土星の衛星「ダフニス」は、2005年にNASAの探査機「カッシーニ」の撮影画像から発見された直径8kmほどの小さい衛星だ。

ダフニスは、土星のA環(アマチュアの天体望遠鏡で見える環のうち一番外側)の中にある、幅42kmの「キーラーの間隙(空隙)」という隙間に位置している。A環の幅は約1万4600kmで、その外縁から約250km内側にキーラーの間隙がある。

その衛星ダフニスとキーラーの間隙を、今月16日にカッシーニが約2万8000kmの距離から撮影した画像が公開された。解像度は1ピクセルあたり168mで、これまでで最も精細にダフニスの姿がとらえられている。

キーラーの間隙と衛星ダフニス
キーラーの間隙と衛星ダフニス。斜めから撮影しているのでキーラーの間隙は実際よりも細く見えている。クリックで拡大(提供:NASA/JPL-Caltech/Space Science Institute)
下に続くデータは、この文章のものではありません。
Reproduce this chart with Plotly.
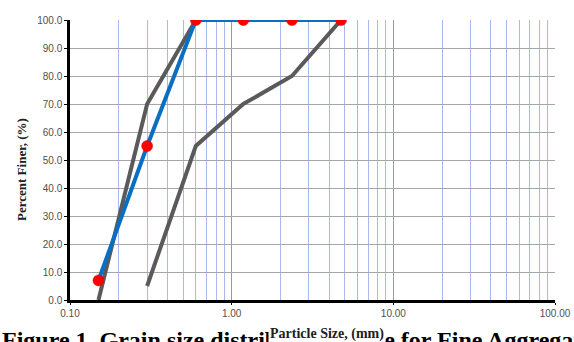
import plotly.graph_objects as go

# Data
sieve_sizes = [0.15, 0.3, 0.6, 1.18, 2.36, 4.75]
sample_finer = [7.0, 55.0, 100.0, 100.0, 100.0, 100.0]
upper_sizes = [0.15, 0.3, 0.6, 1.18, 2.36, 4.75]
upper_limit = [0.0, 70.0, 100.0, 100.0, 100.0, 100.0]
lower_sizes = [0.3, 0.6, 1.18, 2.36, 4.75]
lower_limit = [5.0, 55.0, 70.0, 80.0, 100.0]
x_tick_vals = [0.1, 1, 10, 100]
x_tick_text = ["0.10", "1.00", "10.00", "100.00"]

W, H = 574, 342
L, R, T, B = 70, 19, 20, 42
plot_h = H - T - B

def py(p):
    return 1 - (p - T) / plot_h

def px(p):
    return (p - L) / (W - L - R)

minor_vals = [m * 10 ** e for e in (-1, 0, 1) for m in range(2, 10)]

fig = go.Figure()
fig.add_trace(go.Scatter(x=upper_sizes, y=upper_limit, mode="lines",
                         line=dict(color="#5a5a5a", width=4), showlegend=False))
fig.add_trace(go.Scatter(x=lower_sizes, y=lower_limit, mode="lines",
                         line=dict(color="#5a5a5a", width=4), showlegend=False))
fig.add_trace(go.Scatter(x=sieve_sizes, y=sample_finer, mode="lines+markers",
                         line=dict(color="#0a6fc2", width=4),
                         marker=dict(color="#ff0000", size=11,
                                     line=dict(color="#e00000", width=0.5)),
                         showlegend=False))

fig.update_layout(
    width=W, height=H,
    margin=dict(l=L, r=R, t=T, b=B, autoexpand=False),
    paper_bgcolor="white", plot_bgcolor="white",
    font=dict(family="Liberation Sans, Arial", size=10, color="#505050"),
)
fig.update_xaxes(
    type="log", range=[-1, 2], automargin=False,
    tickmode="array", tickvals=x_tick_vals, ticktext=x_tick_text,
    showgrid=True, gridcolor="#9a9a9a", gridwidth=1,
    showline=True, linecolor="black", linewidth=2.5,
    ticks="outside", ticklen=2, tickcolor="black",
    minor=dict(tickvals=minor_vals, showgrid=True, gridcolor="#a8b8f0", gridwidth=1, ticks=""),
    zeroline=False, tickfont=dict(size=10, color="#505050"),
)
fig.update_yaxes(
    range=[0, 100], dtick=10, tickformat=".1f", automargin=False,
    showgrid=True, gridcolor="#a6a6a6", gridwidth=1,
    showline=True, linecolor="black", linewidth=2.5,
    ticks="outside", ticklen=3, tickcolor="black",
    zeroline=False, tickfont=dict(size=10, color="#505050"),
)

fig.add_annotation(text="<b>Figure 1. Grain size distribution curve for Fine Aggregate</b>",
                   xref="paper", yref="paper", x=px(0), y=py(325),
                   xanchor="left", yanchor="top", showarrow=False,
                   font=dict(family="Liberation Serif, Times New Roman", size=24, color="black"))
fig.add_annotation(text="<b>Particle Size, (mm)</b>",
                   xref="paper", yref="paper", x=px(327), y=py(334),
                   xanchor="center", yanchor="middle", showarrow=False,
                   bgcolor="white", borderpad=1,
                   font=dict(family="Liberation Serif, Times New Roman", size=14, color="#202020"))
fig.add_annotation(text="<b>Percent Finer, (%)</b>",
                   xref="paper", yref="paper", x=px(21), y=py(170),
                   xanchor="center", yanchor="middle", showarrow=False, textangle=-90,
                   font=dict(family="Liberation Serif, Times New Roman", size=13, color="#202020"))

fig.write_html("out.html", config={"displayModeBar": False},
               post_script="document.body.style.margin='0';document.body.style.overflow='hidden';")
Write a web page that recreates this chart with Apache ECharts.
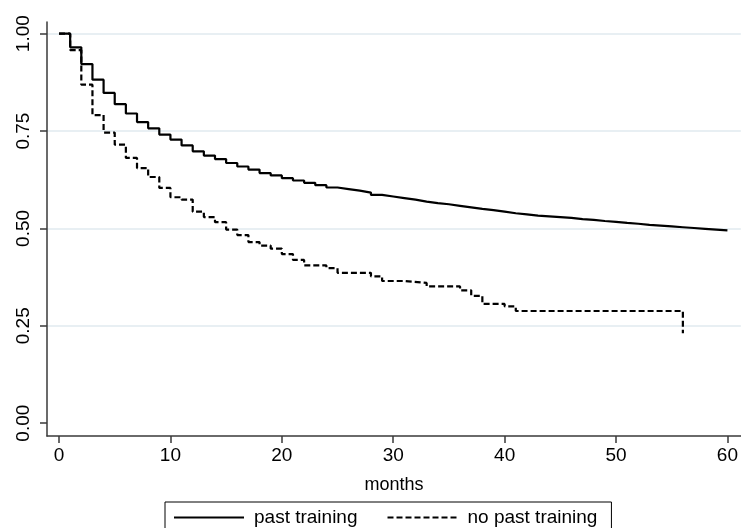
<!DOCTYPE html>
<html>
<head>
<meta charset="utf-8">
<script src="https://cdn.jsdelivr.net/npm/echarts@6/dist/echarts.min.js"></script>
<style>
  html, body { margin: 0; padding: 0; background: #fff; }
  #chart { width: 741px; height: 528px; }
</style>
</head>
<body>
<div id="chart"></div>
<script>
// survival estimates, one value per event time
var pastMonths = [0, 1, 2, 3, 4, 5, 6, 7, 8, 9, 10, 11, 12, 13, 14, 15, 16, 17, 18, 19, 20,
  21, 22, 23, 24, 25, 26, 27, 28, 29, 30, 31, 32, 33, 34, 35, 36, 37, 38, 39, 40,
  41, 42, 43, 44, 45, 46, 47, 48, 49, 50, 51, 52, 53, 54, 55, 56, 57, 58, 59, 60];
var pastSurv = [1.0, 0.965, 0.922, 0.882, 0.848, 0.819, 0.795, 0.773, 0.757, 0.741, 0.728,
  0.713, 0.698, 0.687, 0.678, 0.668, 0.659, 0.651, 0.642, 0.636, 0.629,
  0.623, 0.617, 0.611, 0.605, 0.601, 0.597, 0.592, 0.586, 0.582, 0.578,
  0.574, 0.569, 0.565, 0.562, 0.558, 0.554, 0.550, 0.547, 0.543, 0.539,
  0.536, 0.533, 0.531, 0.529, 0.527, 0.524, 0.522, 0.519, 0.517, 0.514,
  0.512, 0.509, 0.507, 0.505, 0.503, 0.501, 0.499, 0.497, 0.495, 0.494];

var noPastMonths = [0, 1, 2, 3, 4, 5, 6, 7, 8, 9, 10, 11, 12, 13, 14, 15, 16, 17, 18, 19, 20,
  21, 22, 24, 25, 28, 29, 31, 33, 36, 37, 38, 40, 41, 56];
var noPastSurv = [1.0, 0.958, 0.869, 0.791, 0.746, 0.715, 0.681, 0.655, 0.632, 0.604, 0.580,
  0.574, 0.543, 0.529, 0.516, 0.497, 0.483, 0.465, 0.456, 0.448, 0.434,
  0.419, 0.405, 0.398, 0.386, 0.377, 0.365, 0.360, 0.351, 0.341, 0.327,
  0.306, 0.300, 0.288, 0.231];

var xTicks = [0, 10, 20, 30, 40, 50, 60];
var yTicks = [0, 0.25, 0.5, 0.75, 1];

function pairs(xs, ys) {
  return xs.map(function (x, i) { return [x, ys[i]]; });
}

var chart = echarts.init(document.getElementById("chart"));
var font = "'Liberation Sans', Arial, sans-serif";
var axisColor = "#3a3a3a";

chart.setOption({
  animation: false,
  backgroundColor: "#fff",
  grid: { left: 47, right: 0, top: 22, bottom: 92, containLabel: false },
  xAxis: {
    type: "value",
    min: -1.08,
    max: 61.2,
    name: "months",
    nameLocation: "middle",
    nameGap: 40,
    nameTextStyle: { color: "#000", fontSize: 18, fontFamily: font },
    axisLine: { onZero: false, lineStyle: { color: axisColor, width: 1.5 } },
    axisTick: { customValues: xTicks, length: 7, lineStyle: { color: axisColor, width: 1.5 } },
    axisLabel: { customValues: xTicks, margin: 10, color: "#000", fontSize: 19, fontFamily: font },
    splitLine: { show: false }
  },
  yAxis: {
    type: "value",
    min: -0.033,
    max: 1.03,
    axisLine: { show: true, onZero: false, lineStyle: { color: axisColor, width: 1.5 } },
    axisTick: { show: true, customValues: yTicks, length: 7, lineStyle: { color: axisColor, width: 1.5 } },
    axisLabel: {
      customValues: yTicks, rotate: 90, margin: 14, color: "#000", fontSize: 19, fontFamily: font,
      formatter: function (v) { return v.toFixed(2); }
    },
    splitLine: {
      show: true,
      lineStyle: { color: ["rgba(0,0,0,0)", "#e8eff3", "#e8eff3", "#e8eff3", "#e8eff3"], width: 2 }
    }
  },
  legend: {
    left: 165,
    top: 502,
    orient: "horizontal",
    padding: [6, 14, 8, 8],
    itemGap: 29,
    itemWidth: 70,
    itemHeight: 14,
    borderColor: "#000",
    borderWidth: 1,
    borderRadius: 0,
    itemStyle: { color: "rgba(0,0,0,0)", borderWidth: 0, opacity: 0 },
    textStyle: { color: "#000", fontSize: 19, fontFamily: font, padding: [0, 0, 0, 5] },
    data: ["past training", "no past training"]
  },
  series: [
    {
      name: "past training",
      type: "line",
      step: "end",
      symbol: "none",
      data: pairs(pastMonths, pastSurv),
      lineStyle: { color: "#000", width: 2.2 },
      itemStyle: { color: "#000" }
    },
    {
      name: "no past training",
      type: "line",
      step: "end",
      symbol: "none",
      data: pairs(noPastMonths, noPastSurv),
      lineStyle: { color: "#000", width: 2.2, type: [6, 3] },
      itemStyle: { color: "#000" }
    }
  ]
});
</script>
</body>
</html>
土星の他の小衛星「アトラス」と「パン」のように、ダフニスには赤道部分に狭い隆起部が見られる。表面はなめらかで、環から細かい粒子が降り積もっていると考えられる。また、いくつかのクレーターや、赤道と平行な別の隆起も見える。

ダフニスだけでなく、環の様子も詳細に見えている。いくつかの幅の広い部分では表面がざらざらしているように見えており、これは粒子同士が集まっている構造かもしれない。また、画像の左端に見られるキーラーの間隙の波の頂点が、他のくっきりとした部分に比べてなだらかなのも特徴的だ。ダフニスの重力によって間隙の縁には波が生じるが、おそらくダフニスがこの部分に近づいた際に環を構成する細かい粒子が動かされ広がったのだろう。

さらに、ダフニスのすぐ後ろ(左側)には、環の物質が細くかすかな蔓(つる)状に見えている。ダフニスが環から一まとまりの物質を引きずり出し、それが拡散しつつあるところかもしれない。